# TASK INSTRUCTIONS:
Write the data below out exactly as it stands. Do not include the pictures.

=== SOURCE MATERIAL ===

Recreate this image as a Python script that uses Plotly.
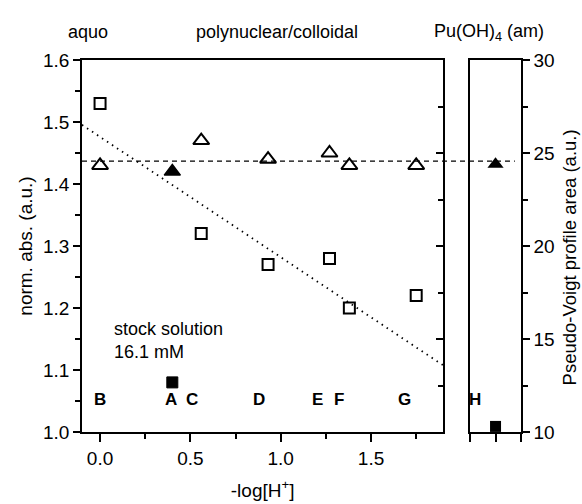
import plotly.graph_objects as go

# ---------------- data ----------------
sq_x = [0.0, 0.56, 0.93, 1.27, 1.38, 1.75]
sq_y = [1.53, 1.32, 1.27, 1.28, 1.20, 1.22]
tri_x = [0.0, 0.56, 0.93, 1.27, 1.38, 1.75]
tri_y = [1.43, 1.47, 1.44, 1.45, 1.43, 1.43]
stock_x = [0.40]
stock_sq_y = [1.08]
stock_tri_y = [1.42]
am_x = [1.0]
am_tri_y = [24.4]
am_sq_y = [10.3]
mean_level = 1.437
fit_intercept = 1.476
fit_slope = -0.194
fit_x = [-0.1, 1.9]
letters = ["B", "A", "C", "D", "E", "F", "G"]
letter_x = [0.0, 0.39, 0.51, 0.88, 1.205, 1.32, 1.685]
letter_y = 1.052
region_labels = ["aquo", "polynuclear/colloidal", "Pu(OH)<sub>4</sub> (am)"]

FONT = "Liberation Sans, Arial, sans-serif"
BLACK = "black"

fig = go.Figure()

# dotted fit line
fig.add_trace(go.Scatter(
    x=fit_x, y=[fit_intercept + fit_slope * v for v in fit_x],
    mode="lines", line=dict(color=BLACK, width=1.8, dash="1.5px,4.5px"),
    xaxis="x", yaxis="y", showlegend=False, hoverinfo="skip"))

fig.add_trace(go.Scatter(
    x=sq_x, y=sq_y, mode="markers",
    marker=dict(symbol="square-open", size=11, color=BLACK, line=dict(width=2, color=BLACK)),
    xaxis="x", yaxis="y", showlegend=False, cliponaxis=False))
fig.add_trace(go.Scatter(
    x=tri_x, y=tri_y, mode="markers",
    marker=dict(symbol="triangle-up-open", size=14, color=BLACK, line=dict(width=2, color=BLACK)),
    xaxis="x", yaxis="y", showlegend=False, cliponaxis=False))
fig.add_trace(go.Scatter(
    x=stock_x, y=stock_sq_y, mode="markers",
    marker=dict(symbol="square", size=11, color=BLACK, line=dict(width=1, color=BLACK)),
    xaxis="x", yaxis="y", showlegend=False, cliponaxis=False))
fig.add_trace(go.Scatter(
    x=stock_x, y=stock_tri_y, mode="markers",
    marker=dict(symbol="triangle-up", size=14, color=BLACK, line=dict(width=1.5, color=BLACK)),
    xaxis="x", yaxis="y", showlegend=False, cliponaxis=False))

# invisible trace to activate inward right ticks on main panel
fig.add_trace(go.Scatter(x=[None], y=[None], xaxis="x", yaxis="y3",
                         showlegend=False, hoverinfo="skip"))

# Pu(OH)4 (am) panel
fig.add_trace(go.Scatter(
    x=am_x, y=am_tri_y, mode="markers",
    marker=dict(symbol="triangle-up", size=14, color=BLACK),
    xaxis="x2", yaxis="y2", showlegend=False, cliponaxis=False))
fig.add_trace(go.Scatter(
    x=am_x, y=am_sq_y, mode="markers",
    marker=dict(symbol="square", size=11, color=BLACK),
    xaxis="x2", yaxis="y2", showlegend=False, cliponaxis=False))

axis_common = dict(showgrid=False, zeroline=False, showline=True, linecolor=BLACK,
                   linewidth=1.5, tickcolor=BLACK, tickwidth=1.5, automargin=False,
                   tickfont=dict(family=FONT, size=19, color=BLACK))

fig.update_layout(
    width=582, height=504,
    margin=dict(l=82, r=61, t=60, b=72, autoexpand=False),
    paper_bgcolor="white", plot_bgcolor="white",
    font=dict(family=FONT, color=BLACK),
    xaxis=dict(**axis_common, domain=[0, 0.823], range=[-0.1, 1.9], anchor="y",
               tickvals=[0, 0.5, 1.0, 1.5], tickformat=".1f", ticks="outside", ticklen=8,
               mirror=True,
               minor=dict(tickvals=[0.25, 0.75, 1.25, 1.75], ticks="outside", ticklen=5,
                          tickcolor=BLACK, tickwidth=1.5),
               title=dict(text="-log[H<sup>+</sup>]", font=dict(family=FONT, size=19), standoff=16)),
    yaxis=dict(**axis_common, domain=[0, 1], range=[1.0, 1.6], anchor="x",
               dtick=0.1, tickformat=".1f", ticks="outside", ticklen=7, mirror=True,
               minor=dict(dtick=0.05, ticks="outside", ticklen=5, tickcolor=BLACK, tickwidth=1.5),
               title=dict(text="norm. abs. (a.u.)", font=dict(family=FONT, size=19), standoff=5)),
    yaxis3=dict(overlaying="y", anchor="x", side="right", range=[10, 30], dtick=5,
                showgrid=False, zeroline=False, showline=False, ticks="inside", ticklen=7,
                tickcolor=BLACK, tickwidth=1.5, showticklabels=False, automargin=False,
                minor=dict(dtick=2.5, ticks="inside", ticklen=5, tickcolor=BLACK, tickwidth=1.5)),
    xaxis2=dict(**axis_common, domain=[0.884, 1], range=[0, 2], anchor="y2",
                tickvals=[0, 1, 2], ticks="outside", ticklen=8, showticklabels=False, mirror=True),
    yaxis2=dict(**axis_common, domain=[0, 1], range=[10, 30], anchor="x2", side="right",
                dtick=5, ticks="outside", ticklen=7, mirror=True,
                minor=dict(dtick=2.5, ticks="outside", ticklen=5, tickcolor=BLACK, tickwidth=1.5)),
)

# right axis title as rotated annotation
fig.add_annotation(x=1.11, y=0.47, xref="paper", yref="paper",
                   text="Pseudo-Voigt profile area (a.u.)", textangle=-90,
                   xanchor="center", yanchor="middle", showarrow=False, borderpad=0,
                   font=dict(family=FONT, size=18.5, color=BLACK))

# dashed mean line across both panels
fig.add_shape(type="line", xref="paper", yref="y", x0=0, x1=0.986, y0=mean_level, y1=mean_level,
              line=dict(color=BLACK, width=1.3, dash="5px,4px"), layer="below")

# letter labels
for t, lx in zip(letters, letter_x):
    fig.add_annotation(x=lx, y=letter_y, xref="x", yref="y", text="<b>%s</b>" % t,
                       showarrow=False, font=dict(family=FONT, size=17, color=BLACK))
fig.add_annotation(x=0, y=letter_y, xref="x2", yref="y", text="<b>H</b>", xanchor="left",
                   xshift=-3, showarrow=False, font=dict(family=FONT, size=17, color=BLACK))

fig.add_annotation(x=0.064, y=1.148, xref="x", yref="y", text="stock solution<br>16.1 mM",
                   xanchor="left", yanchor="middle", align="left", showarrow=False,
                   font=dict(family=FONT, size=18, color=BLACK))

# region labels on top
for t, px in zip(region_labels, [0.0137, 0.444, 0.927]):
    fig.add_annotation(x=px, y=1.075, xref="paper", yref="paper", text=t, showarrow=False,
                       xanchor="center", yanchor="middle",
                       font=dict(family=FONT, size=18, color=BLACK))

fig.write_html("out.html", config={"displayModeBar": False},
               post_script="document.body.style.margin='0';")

===

# ANSWER BELOW:
Recreate this image as a Python script that uses Plotly.
import plotly.graph_objects as go

# ---------------- data ----------------
sq_x = [0.0, 0.56, 0.93, 1.27, 1.38, 1.75]
sq_y = [1.53, 1.32, 1.27, 1.28, 1.20, 1.22]
tri_x = [0.0, 0.56, 0.93, 1.27, 1.38, 1.75]
tri_y = [1.43, 1.47, 1.44, 1.45, 1.43, 1.43]
stock_x = [0.40]
stock_sq_y = [1.08]
stock_tri_y = [1.42]
am_x = [1.0]
am_tri_y = [24.4]
am_sq_y = [10.3]
mean_level = 1.437
fit_intercept = 1.476
fit_slope = -0.194
fit_x = [-0.1, 1.9]
letters = ["B", "A", "C", "D", "E", "F", "G"]
letter_x = [0.0, 0.39, 0.51, 0.88, 1.205, 1.32, 1.685]
letter_y = 1.052
region_labels = ["aquo", "polynuclear/colloidal", "Pu(OH)<sub>4</sub> (am)"]

FONT = "Liberation Sans, Arial, sans-serif"
BLACK = "black"

fig = go.Figure()

# dotted fit line
fig.add_trace(go.Scatter(
    x=fit_x, y=[fit_intercept + fit_slope * v for v in fit_x],
    mode="lines", line=dict(color=BLACK, width=1.8, dash="1.5px,4.5px"),
    xaxis="x", yaxis="y", showlegend=False, hoverinfo="skip"))

fig.add_trace(go.Scatter(
    x=sq_x, y=sq_y, mode="markers",
    marker=dict(symbol="square-open", size=11, color=BLACK, line=dict(width=2, color=BLACK)),
    xaxis="x", yaxis="y", showlegend=False, cliponaxis=False))
fig.add_trace(go.Scatter(
    x=tri_x, y=tri_y, mode="markers",
    marker=dict(symbol="triangle-up-open", size=14, color=BLACK, line=dict(width=2, color=BLACK)),
    xaxis="x", yaxis="y", showlegend=False, cliponaxis=False))
fig.add_trace(go.Scatter(
    x=stock_x, y=stock_sq_y, mode="markers",
    marker=dict(symbol="square", size=11, color=BLACK, line=dict(width=1, color=BLACK)),
    xaxis="x", yaxis="y", showlegend=False, cliponaxis=False))
fig.add_trace(go.Scatter(
    x=stock_x, y=stock_tri_y, mode="markers",
    marker=dict(symbol="triangle-up", size=14, color=BLACK, line=dict(width=1.5, color=BLACK)),
    xaxis="x", yaxis="y", showlegend=False, cliponaxis=False))

# invisible trace to activate inward right ticks on main panel
fig.add_trace(go.Scatter(x=[None], y=[None], xaxis="x", yaxis="y3",
                         showlegend=False, hoverinfo="skip"))

# Pu(OH)4 (am) panel
fig.add_trace(go.Scatter(
    x=am_x, y=am_tri_y, mode="markers",
    marker=dict(symbol="triangle-up", size=14, color=BLACK),
    xaxis="x2", yaxis="y2", showlegend=False, cliponaxis=False))
fig.add_trace(go.Scatter(
    x=am_x, y=am_sq_y, mode="markers",
    marker=dict(symbol="square", size=11, color=BLACK),
    xaxis="x2", yaxis="y2", showlegend=False, cliponaxis=False))

axis_common = dict(showgrid=False, zeroline=False, showline=True, linecolor=BLACK,
                   linewidth=1.5, tickcolor=BLACK, tickwidth=1.5, automargin=False,
                   tickfont=dict(family=FONT, size=19, color=BLACK))

fig.update_layout(
    width=582, height=504,
    margin=dict(l=82, r=61, t=60, b=72, autoexpand=False),
    paper_bgcolor="white", plot_bgcolor="white",
    font=dict(family=FONT, color=BLACK),
    xaxis=dict(**axis_common, domain=[0, 0.823], range=[-0.1, 1.9], anchor="y",
               tickvals=[0, 0.5, 1.0, 1.5], tickformat=".1f", ticks="outside", ticklen=8,
               mirror=True,
               minor=dict(tickvals=[0.25, 0.75, 1.25, 1.75], ticks="outside", ticklen=5,
                          tickcolor=BLACK, tickwidth=1.5),
               title=dict(text="-log[H<sup>+</sup>]", font=dict(family=FONT, size=19), standoff=16)),
    yaxis=dict(**axis_common, domain=[0, 1], range=[1.0, 1.6], anchor="x",
               dtick=0.1, tickformat=".1f", ticks="outside", ticklen=7, mirror=True,
               minor=dict(dtick=0.05, ticks="outside", ticklen=5, tickcolor=BLACK, tickwidth=1.5),
               title=dict(text="norm. abs. (a.u.)", font=dict(family=FONT, size=19), standoff=5)),
    yaxis3=dict(overlaying="y", anchor="x", side="right", range=[10, 30], dtick=5,
                showgrid=False, zeroline=False, showline=False, ticks="inside", ticklen=7,
                tickcolor=BLACK, tickwidth=1.5, showticklabels=False, automargin=False,
                minor=dict(dtick=2.5, ticks="inside", ticklen=5, tickcolor=BLACK, tickwidth=1.5)),
    xaxis2=dict(**axis_common, domain=[0.884, 1], range=[0, 2], anchor="y2",
                tickvals=[0, 1, 2], ticks="outside", ticklen=8, showticklabels=False, mirror=True),
    yaxis2=dict(**axis_common, domain=[0, 1], range=[10, 30], anchor="x2", side="right",
                dtick=5, ticks="outside", ticklen=7, mirror=True,
                minor=dict(dtick=2.5, ticks="outside", ticklen=5, tickcolor=BLACK, tickwidth=1.5)),
)

# right axis title as rotated annotation
fig.add_annotation(x=1.11, y=0.47, xref="paper", yref="paper",
                   text="Pseudo-Voigt profile area (a.u.)", textangle=-90,
                   xanchor="center", yanchor="middle", showarrow=False, borderpad=0,
                   font=dict(family=FONT, size=18.5, color=BLACK))

# dashed mean line across both panels
fig.add_shape(type="line", xref="paper", yref="y", x0=0, x1=0.986, y0=mean_level, y1=mean_level,
              line=dict(color=BLACK, width=1.3, dash="5px,4px"), layer="below")

# letter labels
for t, lx in zip(letters, letter_x):
    fig.add_annotation(x=lx, y=letter_y, xref="x", yref="y", text="<b>%s</b>" % t,
                       showarrow=False, font=dict(family=FONT, size=17, color=BLACK))
fig.add_annotation(x=0, y=letter_y, xref="x2", yref="y", text="<b>H</b>", xanchor="left",
                   xshift=-3, showarrow=False, font=dict(family=FONT, size=17, color=BLACK))

fig.add_annotation(x=0.064, y=1.148, xref="x", yref="y", text="stock solution<br>16.1 mM",
                   xanchor="left", yanchor="middle", align="left", showarrow=False,
                   font=dict(family=FONT, size=18, color=BLACK))

# region labels on top
for t, px in zip(region_labels, [0.0137, 0.444, 0.927]):
    fig.add_annotation(x=px, y=1.075, xref="paper", yref="paper", text=t, showarrow=False,
                       xanchor="center", yanchor="middle",
                       font=dict(family=FONT, size=18, color=BLACK))

fig.write_html("out.html", config={"displayModeBar": False},
               post_script="document.body.style.margin='0';")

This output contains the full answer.